I usually pick up 1-2 new ones when we go to Kauai. I mostly like "Cooke Street" style shirts. For my own sanity (..and that of my wife), I limit myself to the number of hangers in the closet. When I buy a new one, I have to retire an old one.

I must admit, it's getting harder and harder to choose which to retire. 

...Mark


----------



## Polly Metallic (Sep 2, 2014)

KauaiMark said:


> I have about 40 Hawaiian Shirts.
> 
> I usually pick up 1-2 new ones when we go to Kauai. I mostly like "Cooke Street" style shirts. For my own sanity (..and that of my wife), I limit myself to the number of hangers in the closet. When I buy a new one, I have to retire an old one.
> 
> ...



Just retire them to a drawer in a spare dresser or a storage bin under your bed. A few years from now pull out your "retired" shirts and they'll almost seem new! 

We like to look for Hawaiian shirts at garage sales and places like Salvation Army. Now and then a vintage shirt turns up or a particularly nice brand. We've also picked up quite a few like new Tommy Bahama shirts at garage sales in high end neighborhoods.


----------



## MuranoJo (Sep 3, 2014)

*So close...*

During a lunch out with friends, we went into an antiques shop and there as you enter the store was this fabulous set of dishes with a Hawaiian print, Lei Lani.  I recognized it from a book I had on Vernonware dishes, since I was already collecting their Gingham pattern.  

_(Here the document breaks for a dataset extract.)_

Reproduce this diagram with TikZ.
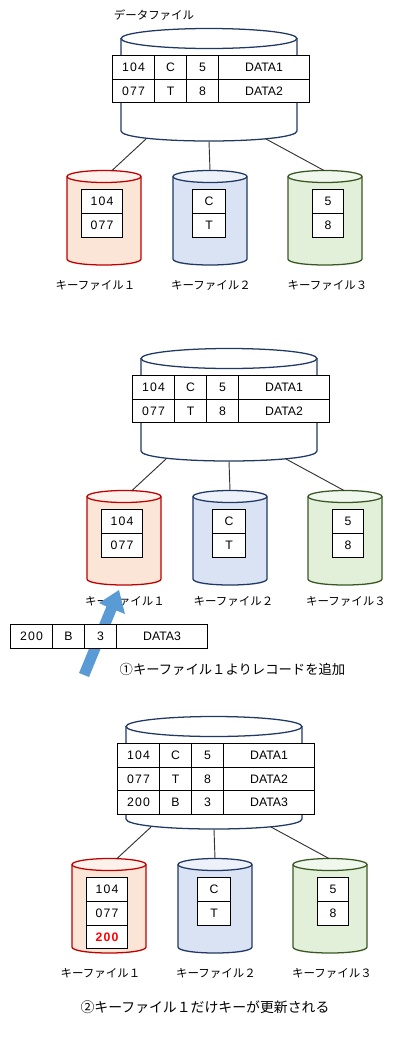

Turns out the pattern was created by a guy named Don Blanding.  They only wanted about $140 for the entire set and I almost grabbed it, but decided I didn't have the room for it.  Went back a few days later to discover it was already sold.  Big regrets, especially today considering it's value to collectors.  

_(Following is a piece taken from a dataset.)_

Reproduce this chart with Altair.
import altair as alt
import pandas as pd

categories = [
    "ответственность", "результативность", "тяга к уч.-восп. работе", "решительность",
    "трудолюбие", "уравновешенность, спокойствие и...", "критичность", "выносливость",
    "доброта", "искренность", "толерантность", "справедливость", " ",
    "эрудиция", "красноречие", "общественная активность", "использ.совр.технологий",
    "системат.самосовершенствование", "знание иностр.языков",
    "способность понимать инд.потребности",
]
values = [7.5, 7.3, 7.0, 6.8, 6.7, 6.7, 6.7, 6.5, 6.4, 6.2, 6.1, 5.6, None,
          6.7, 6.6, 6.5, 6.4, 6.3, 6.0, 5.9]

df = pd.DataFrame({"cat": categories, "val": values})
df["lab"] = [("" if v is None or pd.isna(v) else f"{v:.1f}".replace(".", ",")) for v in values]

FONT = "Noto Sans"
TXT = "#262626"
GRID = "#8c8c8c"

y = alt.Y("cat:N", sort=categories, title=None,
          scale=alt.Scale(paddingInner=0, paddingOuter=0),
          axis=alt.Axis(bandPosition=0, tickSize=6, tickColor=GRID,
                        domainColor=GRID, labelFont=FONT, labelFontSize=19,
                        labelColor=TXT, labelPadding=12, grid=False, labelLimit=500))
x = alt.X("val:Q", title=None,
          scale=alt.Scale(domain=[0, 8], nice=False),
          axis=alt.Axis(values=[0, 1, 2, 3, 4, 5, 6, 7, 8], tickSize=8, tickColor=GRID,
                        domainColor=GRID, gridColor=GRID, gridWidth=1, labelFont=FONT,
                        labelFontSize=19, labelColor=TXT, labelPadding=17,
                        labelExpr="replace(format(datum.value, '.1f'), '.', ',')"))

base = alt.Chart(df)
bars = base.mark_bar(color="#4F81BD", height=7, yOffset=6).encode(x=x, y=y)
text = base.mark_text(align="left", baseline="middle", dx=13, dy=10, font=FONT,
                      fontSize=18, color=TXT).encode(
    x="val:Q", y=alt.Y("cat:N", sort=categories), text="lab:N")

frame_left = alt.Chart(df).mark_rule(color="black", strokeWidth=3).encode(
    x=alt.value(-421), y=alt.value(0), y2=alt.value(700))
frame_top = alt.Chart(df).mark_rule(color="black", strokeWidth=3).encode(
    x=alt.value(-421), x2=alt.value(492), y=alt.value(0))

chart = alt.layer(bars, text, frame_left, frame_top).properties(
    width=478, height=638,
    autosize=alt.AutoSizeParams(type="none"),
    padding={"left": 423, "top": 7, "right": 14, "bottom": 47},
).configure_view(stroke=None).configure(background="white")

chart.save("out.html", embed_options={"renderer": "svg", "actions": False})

Well, a couple of years later I was roaming an antiques store in Lahaina and found a neat poetry book with beautiful Hawaiian illustrations by the author, who turned out to be Don Blanding!  Turns out he was quite a multi-faceted individual with many talents.

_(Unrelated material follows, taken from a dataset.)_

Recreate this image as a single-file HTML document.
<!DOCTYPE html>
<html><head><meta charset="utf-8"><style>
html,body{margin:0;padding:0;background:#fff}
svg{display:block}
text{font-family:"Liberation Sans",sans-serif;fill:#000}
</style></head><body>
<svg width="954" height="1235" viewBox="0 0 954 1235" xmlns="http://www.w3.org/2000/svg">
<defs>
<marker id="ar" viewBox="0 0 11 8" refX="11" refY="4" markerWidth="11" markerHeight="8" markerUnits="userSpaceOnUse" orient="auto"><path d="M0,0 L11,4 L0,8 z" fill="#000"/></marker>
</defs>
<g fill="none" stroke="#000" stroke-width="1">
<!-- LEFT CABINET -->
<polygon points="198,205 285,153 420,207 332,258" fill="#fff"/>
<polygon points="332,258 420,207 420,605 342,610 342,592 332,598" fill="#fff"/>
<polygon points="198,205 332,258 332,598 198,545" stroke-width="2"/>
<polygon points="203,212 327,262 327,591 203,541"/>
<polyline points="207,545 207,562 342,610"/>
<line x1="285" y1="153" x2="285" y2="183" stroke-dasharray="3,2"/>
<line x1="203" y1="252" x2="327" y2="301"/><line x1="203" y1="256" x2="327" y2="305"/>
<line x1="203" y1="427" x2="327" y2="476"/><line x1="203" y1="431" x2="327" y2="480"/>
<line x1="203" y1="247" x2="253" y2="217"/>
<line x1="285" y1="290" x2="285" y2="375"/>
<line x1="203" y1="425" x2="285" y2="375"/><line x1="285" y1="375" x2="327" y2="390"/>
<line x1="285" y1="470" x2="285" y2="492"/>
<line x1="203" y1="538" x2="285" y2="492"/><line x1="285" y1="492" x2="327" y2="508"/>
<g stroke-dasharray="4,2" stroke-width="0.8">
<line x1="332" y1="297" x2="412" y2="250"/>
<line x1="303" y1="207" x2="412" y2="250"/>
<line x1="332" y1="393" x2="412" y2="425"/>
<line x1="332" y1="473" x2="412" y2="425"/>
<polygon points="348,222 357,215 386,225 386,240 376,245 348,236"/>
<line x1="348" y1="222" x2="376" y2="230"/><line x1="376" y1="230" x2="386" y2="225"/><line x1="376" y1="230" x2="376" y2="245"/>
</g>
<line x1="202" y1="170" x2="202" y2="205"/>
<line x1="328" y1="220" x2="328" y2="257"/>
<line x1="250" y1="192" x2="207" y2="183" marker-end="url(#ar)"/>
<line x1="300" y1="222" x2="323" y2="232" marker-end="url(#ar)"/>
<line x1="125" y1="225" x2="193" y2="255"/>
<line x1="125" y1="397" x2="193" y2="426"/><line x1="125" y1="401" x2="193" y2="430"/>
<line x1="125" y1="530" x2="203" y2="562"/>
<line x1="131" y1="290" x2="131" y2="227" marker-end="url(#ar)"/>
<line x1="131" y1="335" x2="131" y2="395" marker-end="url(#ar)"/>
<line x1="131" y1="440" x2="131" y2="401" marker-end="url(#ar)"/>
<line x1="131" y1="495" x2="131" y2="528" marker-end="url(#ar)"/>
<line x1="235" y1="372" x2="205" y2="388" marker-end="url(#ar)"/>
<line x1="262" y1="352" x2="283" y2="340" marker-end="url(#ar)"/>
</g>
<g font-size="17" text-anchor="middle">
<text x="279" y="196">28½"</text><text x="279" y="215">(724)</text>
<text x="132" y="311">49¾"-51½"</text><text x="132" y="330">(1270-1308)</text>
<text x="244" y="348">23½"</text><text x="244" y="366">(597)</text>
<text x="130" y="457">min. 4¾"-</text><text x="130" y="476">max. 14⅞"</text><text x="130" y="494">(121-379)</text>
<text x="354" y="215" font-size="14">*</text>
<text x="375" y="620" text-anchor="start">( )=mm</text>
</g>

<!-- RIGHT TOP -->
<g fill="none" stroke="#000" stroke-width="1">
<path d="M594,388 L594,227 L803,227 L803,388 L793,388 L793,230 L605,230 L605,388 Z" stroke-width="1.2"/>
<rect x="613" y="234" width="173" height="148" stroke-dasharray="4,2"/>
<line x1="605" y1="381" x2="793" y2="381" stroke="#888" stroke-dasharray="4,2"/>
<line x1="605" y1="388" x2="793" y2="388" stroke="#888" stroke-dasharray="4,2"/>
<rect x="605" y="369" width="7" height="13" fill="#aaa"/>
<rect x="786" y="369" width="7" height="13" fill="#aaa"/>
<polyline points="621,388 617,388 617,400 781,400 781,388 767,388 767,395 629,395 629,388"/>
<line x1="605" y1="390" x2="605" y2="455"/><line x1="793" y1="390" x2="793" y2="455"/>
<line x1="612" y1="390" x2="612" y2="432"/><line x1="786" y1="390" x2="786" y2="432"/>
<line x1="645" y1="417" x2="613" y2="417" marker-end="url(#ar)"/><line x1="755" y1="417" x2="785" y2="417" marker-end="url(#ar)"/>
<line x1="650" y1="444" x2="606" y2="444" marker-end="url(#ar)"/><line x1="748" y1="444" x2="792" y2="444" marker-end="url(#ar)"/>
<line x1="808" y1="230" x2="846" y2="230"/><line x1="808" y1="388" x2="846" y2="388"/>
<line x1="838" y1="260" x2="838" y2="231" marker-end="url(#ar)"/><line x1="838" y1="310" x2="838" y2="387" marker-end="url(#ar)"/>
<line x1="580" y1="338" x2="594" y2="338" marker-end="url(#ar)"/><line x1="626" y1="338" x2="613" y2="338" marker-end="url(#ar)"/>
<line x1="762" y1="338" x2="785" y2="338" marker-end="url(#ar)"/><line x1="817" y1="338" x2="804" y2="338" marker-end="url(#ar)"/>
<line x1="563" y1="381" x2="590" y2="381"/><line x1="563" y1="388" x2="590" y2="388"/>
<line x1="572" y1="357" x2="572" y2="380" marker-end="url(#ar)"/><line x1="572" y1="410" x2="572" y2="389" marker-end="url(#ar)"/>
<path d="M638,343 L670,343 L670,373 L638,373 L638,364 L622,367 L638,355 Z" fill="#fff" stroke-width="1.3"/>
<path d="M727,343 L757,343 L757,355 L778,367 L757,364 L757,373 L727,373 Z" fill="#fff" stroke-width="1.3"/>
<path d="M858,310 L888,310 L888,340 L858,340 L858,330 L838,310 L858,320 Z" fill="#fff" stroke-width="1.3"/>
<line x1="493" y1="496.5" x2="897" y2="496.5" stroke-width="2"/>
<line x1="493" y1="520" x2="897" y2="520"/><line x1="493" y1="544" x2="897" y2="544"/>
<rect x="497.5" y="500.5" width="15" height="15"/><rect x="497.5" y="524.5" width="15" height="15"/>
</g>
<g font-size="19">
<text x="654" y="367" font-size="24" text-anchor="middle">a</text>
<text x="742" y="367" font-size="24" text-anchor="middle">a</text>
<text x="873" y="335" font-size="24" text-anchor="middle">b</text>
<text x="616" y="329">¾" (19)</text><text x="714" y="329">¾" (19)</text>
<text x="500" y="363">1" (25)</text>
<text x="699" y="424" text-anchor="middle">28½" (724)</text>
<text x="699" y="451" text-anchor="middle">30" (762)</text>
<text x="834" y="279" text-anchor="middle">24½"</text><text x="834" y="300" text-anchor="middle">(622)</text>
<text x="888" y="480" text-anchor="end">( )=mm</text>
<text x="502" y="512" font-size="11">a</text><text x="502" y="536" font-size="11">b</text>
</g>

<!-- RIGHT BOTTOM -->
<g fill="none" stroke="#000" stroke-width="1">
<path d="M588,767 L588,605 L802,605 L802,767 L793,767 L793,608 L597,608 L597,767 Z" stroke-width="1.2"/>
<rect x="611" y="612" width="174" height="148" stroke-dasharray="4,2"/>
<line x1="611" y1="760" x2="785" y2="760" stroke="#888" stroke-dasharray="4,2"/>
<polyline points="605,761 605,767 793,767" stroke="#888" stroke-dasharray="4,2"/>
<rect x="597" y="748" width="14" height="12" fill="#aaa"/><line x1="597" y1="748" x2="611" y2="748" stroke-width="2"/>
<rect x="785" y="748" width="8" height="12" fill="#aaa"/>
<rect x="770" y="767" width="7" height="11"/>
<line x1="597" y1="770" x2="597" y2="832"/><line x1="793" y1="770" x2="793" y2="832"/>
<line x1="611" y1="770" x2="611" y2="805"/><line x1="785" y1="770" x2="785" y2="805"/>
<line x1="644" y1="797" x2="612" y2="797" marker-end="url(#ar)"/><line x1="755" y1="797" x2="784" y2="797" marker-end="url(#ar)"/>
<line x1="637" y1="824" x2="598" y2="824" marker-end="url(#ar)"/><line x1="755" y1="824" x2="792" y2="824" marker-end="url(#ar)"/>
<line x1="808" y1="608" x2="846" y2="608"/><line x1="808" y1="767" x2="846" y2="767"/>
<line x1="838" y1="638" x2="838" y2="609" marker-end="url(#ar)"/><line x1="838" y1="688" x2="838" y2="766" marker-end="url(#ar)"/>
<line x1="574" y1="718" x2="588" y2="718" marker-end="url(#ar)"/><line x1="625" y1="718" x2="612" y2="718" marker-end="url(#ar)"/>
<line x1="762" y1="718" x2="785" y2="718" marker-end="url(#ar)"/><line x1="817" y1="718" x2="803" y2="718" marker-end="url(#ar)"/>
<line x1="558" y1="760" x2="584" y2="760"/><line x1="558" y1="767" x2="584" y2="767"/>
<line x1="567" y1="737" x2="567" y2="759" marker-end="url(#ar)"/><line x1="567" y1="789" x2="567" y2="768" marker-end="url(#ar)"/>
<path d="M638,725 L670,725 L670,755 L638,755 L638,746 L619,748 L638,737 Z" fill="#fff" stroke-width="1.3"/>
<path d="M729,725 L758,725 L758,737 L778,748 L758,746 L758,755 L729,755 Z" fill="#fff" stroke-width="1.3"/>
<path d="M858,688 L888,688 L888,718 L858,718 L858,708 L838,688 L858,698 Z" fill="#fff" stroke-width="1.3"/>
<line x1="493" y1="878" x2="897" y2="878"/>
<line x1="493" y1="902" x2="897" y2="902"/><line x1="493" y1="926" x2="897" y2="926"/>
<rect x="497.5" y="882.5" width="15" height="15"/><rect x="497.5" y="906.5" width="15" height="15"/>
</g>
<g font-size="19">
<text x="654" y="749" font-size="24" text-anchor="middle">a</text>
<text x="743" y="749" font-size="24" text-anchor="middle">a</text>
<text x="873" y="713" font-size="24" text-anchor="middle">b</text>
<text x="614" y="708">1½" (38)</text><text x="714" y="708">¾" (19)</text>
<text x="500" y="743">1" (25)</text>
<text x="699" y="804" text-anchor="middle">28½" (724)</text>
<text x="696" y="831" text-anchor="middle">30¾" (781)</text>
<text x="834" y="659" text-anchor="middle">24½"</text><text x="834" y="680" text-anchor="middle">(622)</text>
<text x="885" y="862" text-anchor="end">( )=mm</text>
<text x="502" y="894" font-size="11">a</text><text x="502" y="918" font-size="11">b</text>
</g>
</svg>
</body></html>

Anyway, whenever I go to HI, I try to look for his books--but only have two so far.  One is signed by him and still has the dust cover.  (I know you can buy them elsewhere, but I want to get them in HI.)


----------



## Beaglemom3 (Sep 3, 2014)

MuranoJo said:


> During a lunch out with friends, we went into an antiques shop and there as you enter the store was this fabulous set of dishes with a Hawaiian print, Lei Lani.  I recognized it from a book I had on Vernonware dishes, since I was already collecting their Gingham pattern.
> 
> Turns out the pattern was created by a guy named Don Blanding.  They only wanted about $140 for the entire set and I almost grabbed it, but decided I didn't have the room for it.  Went back a few days later to discover it was already sold.  Big regrets, especially today considering it's value to collectors.
> 
> ...



  Interesting links. I lived in Hawaii for several years, but was not familiar with Blanding. I will be on the lookout for the dinnerware. Thanks !


----------



## MuranoJo (Sep 4, 2014)

Beaglemom3 said:


> Interesting links. I lived in Hawaii for several years, but was not familiar with Blanding. I will be on the lookout for the dinnerware. Thanks !



I thought Tuggers might be interested because many share his 'vagabond' ways. And a plus for HI fans since he loved the islands.  Here's another link with just a bit more info.  You'll see more of his illustrations, of which I believe almost all of them appear in my two books.  They are more of an Art Deco style and I love them.

Let me know if you find any of his dinnerware--I understand his fish series is the most rare.


----------



## rickandcindy23 (Sep 4, 2014)

sjsharkie said:


> I seem to be collecting Hawaiian timeshares.  My wife is pleading with me to stop as we have enough.
> 
> -ryan



Exactly what I was going to say.  We own quite a few Hawaiian timeshares but only three that we really truly love and will stay every year.  They are all the same view, and it's priceless (that is what I tell Rick when the nearly $1,600 per week in fees and taxes come due).


----------



## titan7 (Sep 5, 2014)

Aloha shirts, wyland art, tiki poles.


----------



## chellej (Sep 6, 2014)

I make a trip to the Koa store on Kauai and buy myself a nice piece each trip...they have beautiful pieces and are all made locally


----------



## tfalk (Sep 8, 2014)

Never really started out 'collecting' anything...

Somehow, we seem to have ended up with numerous collections anyway...

Artwork (Tabora, Sumner, Steven Sands, Fairly, Edgardo Garcia)
Music (Makaha Sons, Brother Cazimero, Hapa, etc)
Jewelry (Maui Divers, Denny Wong, etc)
and t-shirts... better half has a hard time ordering from Crazy Shirts because
she claims I already have the entire catalog


----------